(Charts and diagrams as code)
_ _ _

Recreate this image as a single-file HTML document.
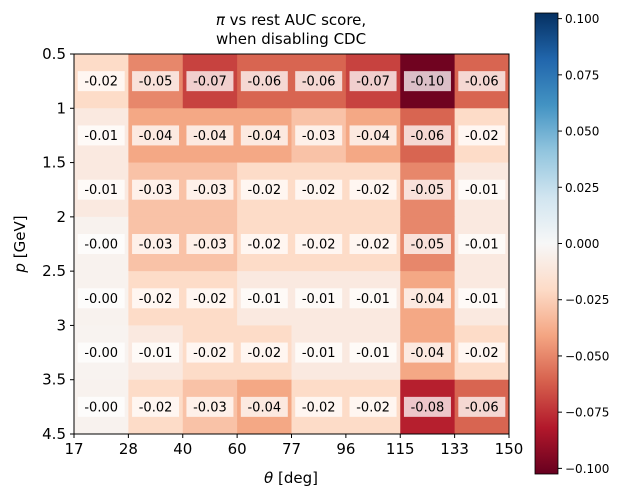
<!DOCTYPE html><html><head><meta charset="utf-8"><style>body{margin:0;background:#fff}svg{font-family:"DejaVu Sans","Liberation Sans",sans-serif}</style></head><body>
<svg id="c" width="628" height="499"></svg>
<script>
const xTicks=["17","28","40","60","77","96","115","133","150"];
const yTicks=["0.5","1","1.5","2","2.5","3","3.5","4.5"];
const row0=[-0.02,-0.05,-0.07,-0.06,-0.06,-0.07,-0.10,-0.06];
const row1=[-0.01,-0.04,-0.04,-0.04,-0.03,-0.04,-0.06,-0.02];
const row2=[-0.01,-0.03,-0.03,-0.02,-0.02,-0.02,-0.05,-0.01];
const row3=[-0.004,-0.03,-0.03,-0.02,-0.02,-0.02,-0.05,-0.01];
const row4=[-0.004,-0.02,-0.02,-0.01,-0.01,-0.01,-0.04,-0.01];
const row5=[-0.003,-0.01,-0.02,-0.02,-0.01,-0.01,-0.04,-0.02];
const row6=[-0.004,-0.02,-0.03,-0.04,-0.02,-0.02,-0.08,-0.06];
const rows=[row0,row1,row2,row3,row4,row5,row6];
const cbTicks=["0.100","0.075","0.050","0.025","0.000","-0.025","-0.050","-0.075","-0.100"];
const vmax=0.1025;
const stops=["#67001f","#b2182b","#d6604d","#f4a582","#fddbc7","#f7f7f7","#d1e5f0","#92c5de","#4393c3","#2166ac","#053061"];
function hex(h){return[1,3,5].map(i=>parseInt(h.substr(i,2),16));}
function cmap(v){let t=(v+vmax)/(2*vmax);t=Math.max(0,Math.min(1,t))*10;let i=Math.min(9,Math.floor(t)),f=t-i;const a=hex(stops[i]),b=hex(stops[i+1]);return"rgb("+a.map((x,k)=>Math.round(x+(b[k]-x)*f)).join(",")+")";}
const L=74,R=509,T=54,B=434;
const cw=(R-L)/xTicks.slice(1).length, rh=(B-T)/rows.length;
const xs=i=>L+i*cw, ys=j=>T+j*rh;
const svg=document.getElementById('c');const NS="http://www.w3.org/2000/svg";
function el(t,a,p){const e=document.createElementNS(NS,t);for(const k in a)e.setAttribute(k,a[k]);(p||svg).appendChild(e);return e;}
rows.forEach((r,j)=>r.forEach((v,i)=>{
 const c=el('rect',{x:xs(i),y:ys(j),width:cw+0.5,height:rh+0.5,fill:cmap(v)});
 
 
 const cx=xs(i)+cw/2,cy=ys(j)+rh/2;
 const bx=el('rect',{x:cx-23.5,y:cy-10,width:47,height:20,fill:"#fff","fill-opacity":0.75});
 
 
 const tx=el('text',{x:cx,y:cy+4.5,"text-anchor":"middle","font-size":13,fill:"#000"});tx.textContent=v.toFixed(2);
 
 
}));
const fr=el('rect',{x:L,y:T,width:R-L,height:B-T,fill:"none",stroke:"#000","stroke-width":1});

xTicks.forEach((t,i)=>{el('line',{x1:xs(i),x2:xs(i),y1:B,y2:B+4,stroke:"#000"});const e=el('text',{x:xs(i),y:B+20,"text-anchor":"middle","font-size":15});e.textContent=t;
 });
yTicks.forEach((t,j)=>{el('line',{x1:L-4,x2:L,y1:ys(j),y2:ys(j),stroke:"#000"});const e=el('text',{x:L-8,y:ys(j)+5,"text-anchor":"end","font-size":15});e.textContent=t;
 });
const cL=535,cW=23,cT=13,cB=474;
const cy=v=>cT+(vmax-v)/(2*vmax)*(cB-cT);
const g=el('linearGradient',{id:"gr",x1:0,y1:1,x2:0,y2:0},el('defs',{}));
stops.forEach((s,k)=>el('stop',{offset:k/10,"stop-color":s},g));
const cb=el('rect',{x:cL,y:cT,width:cW,height:cB-cT,fill:"url(#gr)",stroke:"#000","stroke-width":0.8});

cbTicks.forEach(s=>{const v=parseFloat(s);el('line',{x1:cL+cW,x2:cL+cW+4,y1:cy(v),y2:cy(v),stroke:"#000"});const e=el('text',{x:cL+cW+7,y:cy(v)+4.5,"font-size":12});e.textContent=s.replace("-","\u2212");
 });
</script>
<svg style="position:absolute;left:0;top:0" width="628" height="499">
<text x="291" y="25" text-anchor="middle" font-size="15" font-family="DejaVu Sans,sans-serif"><tspan font-style="italic">π</tspan> vs rest AUC score,</text>
<text x="291" y="44" text-anchor="middle" font-size="15" font-family="DejaVu Sans,sans-serif">when disabling CDC</text>
<text x="291" y="483" text-anchor="middle" font-size="15" font-family="DejaVu Sans,sans-serif"><tspan font-style="italic">θ</tspan> [deg]</text>
<text transform="translate(25,244) rotate(-90)" text-anchor="middle" font-size="15" font-family="DejaVu Sans,sans-serif"><tspan font-style="italic">p</tspan> [GeV]</text>
</svg>
</body></html>
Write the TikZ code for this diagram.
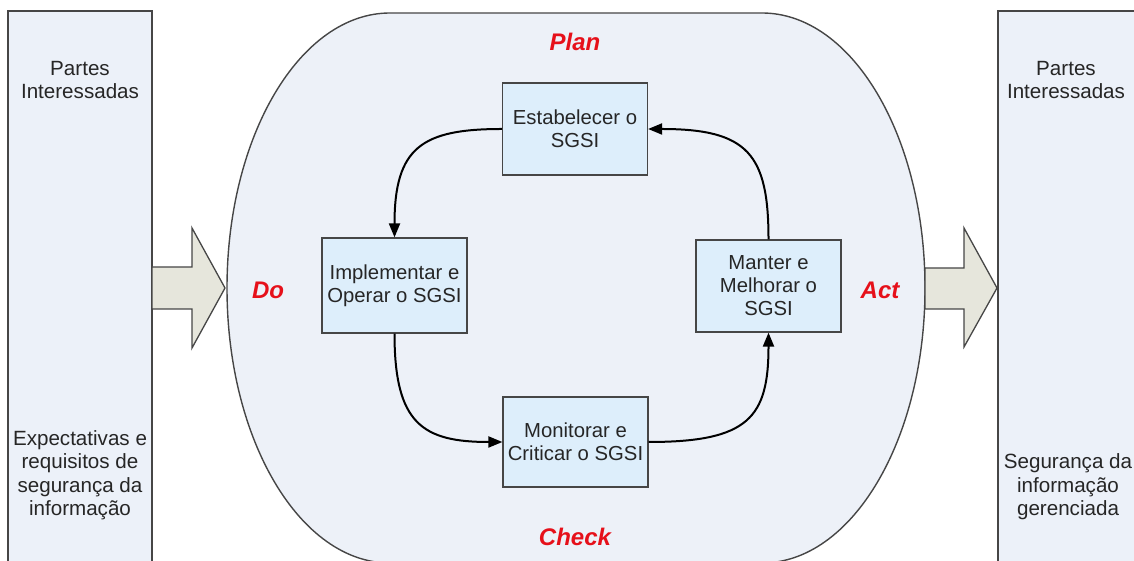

_ _ _

Retype the whole listing, keeping every line identical and omitting all pictures.

*Exercise answer*.
Recreate this image as a single-file HTML document.
<!DOCTYPE html><html><head><meta charset="utf-8"><style>body{margin:0;background:#fff}svg{font-family:"DejaVu Sans","Liberation Sans",sans-serif}</style></head><body>
<svg id="c" width="628" height="499"></svg>
<script>
const xTicks=["17","28","40","60","77","96","115","133","150"];
const yTicks=["0.5","1","1.5","2","2.5","3","3.5","4.5"];
const row0=[-0.02,-0.05,-0.07,-0.06,-0.06,-0.07,-0.10,-0.06];
const row1=[-0.01,-0.04,-0.04,-0.04,-0.03,-0.04,-0.06,-0.02];
const row2=[-0.01,-0.03,-0.03,-0.02,-0.02,-0.02,-0.05,-0.01];
const row3=[-0.004,-0.03,-0.03,-0.02,-0.02,-0.02,-0.05,-0.01];
const row4=[-0.004,-0.02,-0.02,-0.01,-0.01,-0.01,-0.04,-0.01];
const row5=[-0.003,-0.01,-0.02,-0.02,-0.01,-0.01,-0.04,-0.02];
const row6=[-0.004,-0.02,-0.03,-0.04,-0.02,-0.02,-0.08,-0.06];
const rows=[row0,row1,row2,row3,row4,row5,row6];
const cbTicks=["0.100","0.075","0.050","0.025","0.000","-0.025","-0.050","-0.075","-0.100"];
const vmax=0.1025;
const stops=["#67001f","#b2182b","#d6604d","#f4a582","#fddbc7","#f7f7f7","#d1e5f0","#92c5de","#4393c3","#2166ac","#053061"];
function hex(h){return[1,3,5].map(i=>parseInt(h.substr(i,2),16));}
function cmap(v){let t=(v+vmax)/(2*vmax);t=Math.max(0,Math.min(1,t))*10;let i=Math.min(9,Math.floor(t)),f=t-i;const a=hex(stops[i]),b=hex(stops[i+1]);return"rgb("+a.map((x,k)=>Math.round(x+(b[k]-x)*f)).join(",")+")";}
const L=74,R=509,T=54,B=434;
const cw=(R-L)/xTicks.slice(1).length, rh=(B-T)/rows.length;
const xs=i=>L+i*cw, ys=j=>T+j*rh;
const svg=document.getElementById('c');const NS="http://www.w3.org/2000/svg";
function el(t,a,p){const e=document.createElementNS(NS,t);for(const k in a)e.setAttribute(k,a[k]);(p||svg).appendChild(e);return e;}
rows.forEach((r,j)=>r.forEach((v,i)=>{
 const c=el('rect',{x:xs(i),y:ys(j),width:cw+0.5,height:rh+0.5,fill:cmap(v)});
 
 
 const cx=xs(i)+cw/2,cy=ys(j)+rh/2;
 const bx=el('rect',{x:cx-23.5,y:cy-10,width:47,height:20,fill:"#fff","fill-opacity":0.75});
 
 
 const tx=el('text',{x:cx,y:cy+4.5,"text-anchor":"middle","font-size":13,fill:"#000"});tx.textContent=v.toFixed(2);
 
 
}));
const fr=el('rect',{x:L,y:T,width:R-L,height:B-T,fill:"none",stroke:"#000","stroke-width":1});

xTicks.forEach((t,i)=>{el('line',{x1:xs(i),x2:xs(i),y1:B,y2:B+4,stroke:"#000"});const e=el('text',{x:xs(i),y:B+20,"text-anchor":"middle","font-size":15});e.textContent=t;
 });
yTicks.forEach((t,j)=>{el('line',{x1:L-4,x2:L,y1:ys(j),y2:ys(j),stroke:"#000"});const e=el('text',{x:L-8,y:ys(j)+5,"text-anchor":"end","font-size":15});e.textContent=t;
 });
const cL=535,cW=23,cT=13,cB=474;
const cy=v=>cT+(vmax-v)/(2*vmax)*(cB-cT);
const g=el('linearGradient',{id:"gr",x1:0,y1:1,x2:0,y2:0},el('defs',{}));
stops.forEach((s,k)=>el('stop',{offset:k/10,"stop-color":s},g));
const cb=el('rect',{x:cL,y:cT,width:cW,height:cB-cT,fill:"url(#gr)",stroke:"#000","stroke-width":0.8});

cbTicks.forEach(s=>{const v=parseFloat(s);el('line',{x1:cL+cW,x2:cL+cW+4,y1:cy(v),y2:cy(v),stroke:"#000"});const e=el('text',{x:cL+cW+7,y:cy(v)+4.5,"font-size":12});e.textContent=s.replace("-","\u2212");
 });
</script>
<svg style="position:absolute;left:0;top:0" width="628" height="499">
<text x="291" y="25" text-anchor="middle" font-size="15" font-family="DejaVu Sans,sans-serif"><tspan font-style="italic">π</tspan> vs rest AUC score,</text>
<text x="291" y="44" text-anchor="middle" font-size="15" font-family="DejaVu Sans,sans-serif">when disabling CDC</text>
<text x="291" y="483" text-anchor="middle" font-size="15" font-family="DejaVu Sans,sans-serif"><tspan font-style="italic">θ</tspan> [deg]</text>
<text transform="translate(25,244) rotate(-90)" text-anchor="middle" font-size="15" font-family="DejaVu Sans,sans-serif"><tspan font-style="italic">p</tspan> [GeV]</text>
</svg>
</body></html>
Write the TikZ code for this diagram.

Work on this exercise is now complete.